How Our Eyes Respond to Reflected Light
Light has no color. However, the light's wavelengths send messages to our brain via the retina that gives that light color. White objects reflect nearly all of the visible light. To better understand how our eyes respond to the reflected light, it is essential to understand the eye/brain interface regarding colors.1
As light enters the eye through the pupil, it enters the retina. The retina has rods and cones that interpret light intensity (rods) and light appearance (cones). When light hits the cones, the cones send an electrical signal to the brain that interprets how that wavelength looks. However, the cones have 3 different sensitivities to wavelengths. There are red cones, blue cones, and green cones, which correspond to the type of wavelength they interpret for the brain. The red and green cones respond with signals to the brain for yellow. With blue, the blue cones respond. For the color white, all three cones respond, and the brain says, "it is white."1
There are 3 dimensions of color our eyes see, hue, value, and chroma: 2
Light can also change appearance based on the difference between the object and what surrounds the object. For example, contrast is how different the object is from that which surrounds it. A bright object surrounded by dark colors has a lot of contrast, so the object is easier to see. However, if there is too much contrast, then it creates glare, which distorts the image and makes it harder to see.2
But What About The Way the Light Reflects?
In all cases, the color we see affects how the light bends. Since Sir Isaac Newton first discovered “ROY G BIV” from the prism, we know that light bends.

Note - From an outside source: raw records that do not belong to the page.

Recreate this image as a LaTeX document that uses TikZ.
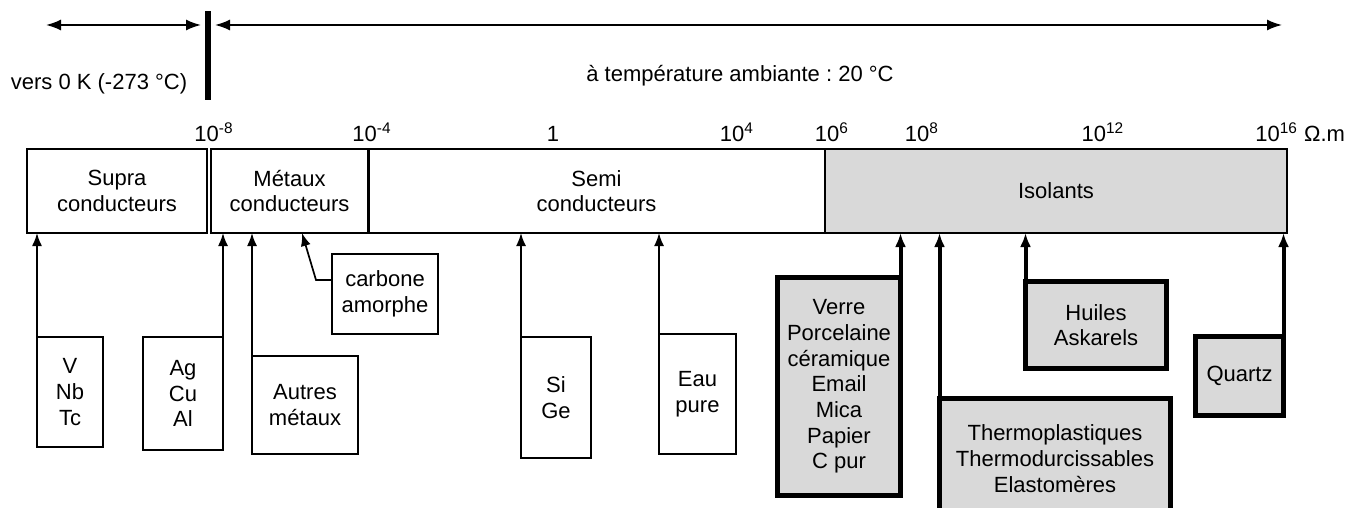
\documentclass[tikz,border=0pt]{standalone}
\usepackage{fontspec}
\setmainfont{Liberation Sans}
\frenchspacing
\usetikzlibrary{arrows.meta,calc}

\begin{document}
\begin{tikzpicture}[x=0.5pt, y=-0.5pt,
  font=\fontsize{11}{12.85}\selectfont,
  band/.style={draw, line width=0.85pt, anchor=north west, outer sep=0pt, inner sep=0pt, minimum height=42pt, align=center},
  isol/.style={band, fill=black!15},
  item/.style={draw, line width=0.85pt, anchor=north west, outer sep=0pt, inner sep=0pt, align=center},
  bitem/.style={item, line width=2.5pt, fill=black!15},
  arr/.style={-{Latex[length=6.5pt,width=5pt]}, line width=0.85pt},
  barr/.style={-{Latex[length=7pt,width=5.5pt]}, line width=2pt},
  dbl/.style={{Latex[length=7.5pt,width=5.5pt]}-{Latex[length=7.5pt,width=5.5pt]}, line width=0.85pt},
  dec/.style={anchor=base, inner sep=0pt}]
\useasboundingbox (0,0) rectangle (1359,508);

\node[fill, inner sep=0pt, outer sep=0pt, minimum width=3pt, minimum height=44.5pt] (zero) at (208,55.5) {};
\coordinate (froid) at (46,25);
\coordinate (chaud) at (1282,25);
\draw[dbl] (froid) -- ([xshift=-2pt]zero.west |- froid);
\draw[dbl] ([xshift=2pt]zero.east |- chaud) -- (chaud);
\node[anchor=base, inner sep=0pt] (vers) at (99,90) {vers 0 K (-273 °C)};
\node[anchor=base, inner sep=0pt] (amb) at (740,82) {à température ambiante : 20 °C};

\node[dec] (pm8) at (214,141) {10\textsuperscript{-8}};
\node[dec] (pm4) at (372,141) {10\textsuperscript{-4}};
\node[dec] (p0) at (553,141) {1};
\node[dec] (p4) at (737,141) {10\textsuperscript{4}};
\node[dec] (p6) at (832,141) {10\textsuperscript{6}};
\node[dec] (p8) at (922,141) {10\textsuperscript{8}};
\node[dec] (p12) at (1103,141) {10\textsuperscript{12}};
\node[dec, anchor=base west] (p16) at (1255,141) {10\textsuperscript{16} Ω.m};

\node[band, minimum width=90pt] (supra) at (27,149) {Supra\\conducteurs};
\node[band, minimum width=78.5pt] (metaux) at (211,149) {Métaux\\conducteurs};
\node[band, minimum width=228.5pt] (semi) at (368,149) {Semi\\conducteurs};
\node[isol, minimum width=231pt] (isol) at (825,149) {Isolants};
\draw[line width=1.5pt] (metaux.north east) -- (metaux.south east);

\node[item, minimum width=33pt, minimum height=55pt] (vnb) at (37,337) {V\\Nb\\Tc};
\node[item, minimum width=40pt, minimum height=56.5pt] (agcu) at (143,337) {Ag\\Cu\\Al};
\node[item, minimum width=53pt, minimum height=49pt] (autres) at (252,356) {Autres\\métaux};
\node[item, minimum width=53pt, minimum height=40pt] (carbone) at (332,254) {carbone\\amorphe};
\node[item, minimum width=35pt, minimum height=60.5pt] (sige) at (521,337) {Si\\Ge};
\node[item, minimum width=38.5pt, minimum height=60pt] (eau) at (659,334) {Eau\\pure};
\node[bitem, minimum width=61.5pt, minimum height=109pt] (verre) at (777.5,277.5) {Verre\\Porcelaine\\céramique\\Email\\Mica\\Papier\\C pur};
\node[bitem, minimum width=115.5pt, minimum height=60pt] (thermo) at (939.5,398.5) {Thermoplastiques\\Thermodurcissables\\Elastomères};
\node[bitem, minimum width=70.5pt, minimum height=43.5pt] (huiles) at (1025.5,281.5) {Huiles\\Askarels};
\node[bitem, minimum width=44pt, minimum height=39.5pt] (quartz) at (1195.5,336.5) {Quartz};

\draw[arr] (vnb.north west) -- (vnb.north west |- supra.south);
\draw[arr] (agcu.north east) -- (agcu.north east |- metaux.south);
\draw[arr] (autres.north west) -- (autres.north west |- metaux.south);
\coordinate (coude) at (316,280);
\coordinate (cpt) at (302,233);
\draw[arr] (carbone.west |- coude) -- (coude) -- (cpt |- metaux.south);
\draw[arr] (sige.north west) -- (sige.north west |- semi.south);
\draw[arr] (eau.north west) -- (eau.north west |- semi.south);
\draw[barr] (verre.north east) -- (verre.north east |- isol.south);
\draw[barr] (thermo.north west) -- (thermo.north west |- isol.south);
\draw[barr] (huiles.north west) -- (huiles.north west |- isol.south);
\draw[barr] (quartz.north east) -- (quartz.north east |- isol.south);
\end{tikzpicture}
\end{document}
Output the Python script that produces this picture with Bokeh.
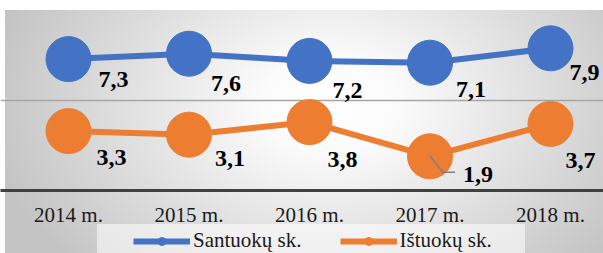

Teeth bend the light also. When clinicians are looking to restore them, they want to mimic the natural way the light reflects off the teeth and how it passes through them and transmits. When talking about fixing teeth, you must also remember the following characteristics of light and how it affects appearance:2
Another way light affects color involves how it reflects off the tooth's surface. Tooth surfaces have variations and curves, and how the light plays off them affects what we see, too.2
How Does The Physical Light Affect Color?
So, we know the light is color—even though it doesn't have any—because that's how our brains interpret it. However, the physical light source also affects what color we see, adding another variable to this process.
We have natural and artificial light sources today, but in the early days of humankind, there were only natural light sources, like the sun and fire. Now, we have sunlight and fire, plus a wide range of light bulbs that generate light in various ways. However, we still favor the look of color in natural light.3
The artificial light that is most like sunlight is the incandescent light bulb. Like the sun, an incandescent (and halogen) bulb heat an object to extremes to produce light. So, to our eyes, incandescent light feels the most natural to us color-wise. However, the same variable that makes them "feel right" makes them an inefficient light source.3
Fluorescent and LED lighting generates light differently. For example, LED lights produce light rays by converting electrons to photons. Therefore, the emitted light favors a specific color rather than a combination. To counteract this effect, lighting manufacturers put phosphors into them to help the light appear "white." This effort does not fool our eyes into thinking they are natural light sources. So, even though the light source seems white, LED light sources can affect what we see reflected at us off an object.3
What does the effect of the light source have on you in the dental operatory? You should use ambient light when shade matching, which is neither direct sunlight nor operatory light. In addition, you can also consider using a handheld multispectral task light to help reach ideal lighting standards for viewing color.4 Another idea is to shade match in the lighting that is most likely to surround the patient in their daily routine, which is particularly helpful if you do not have access to sunlight in the operatory. Plus, you can try to squint test, which involves restricting the light access by looking at the shade guide and the tooth through narrowed eyes and noting which shade fade from view first, as this is the closest match.5
Light and color are inextricable and essential to each other. Several years after high school, you remember why—and what you can do to ensure that the color in your patient's mouth is something that, when they see it, lights up their eyes.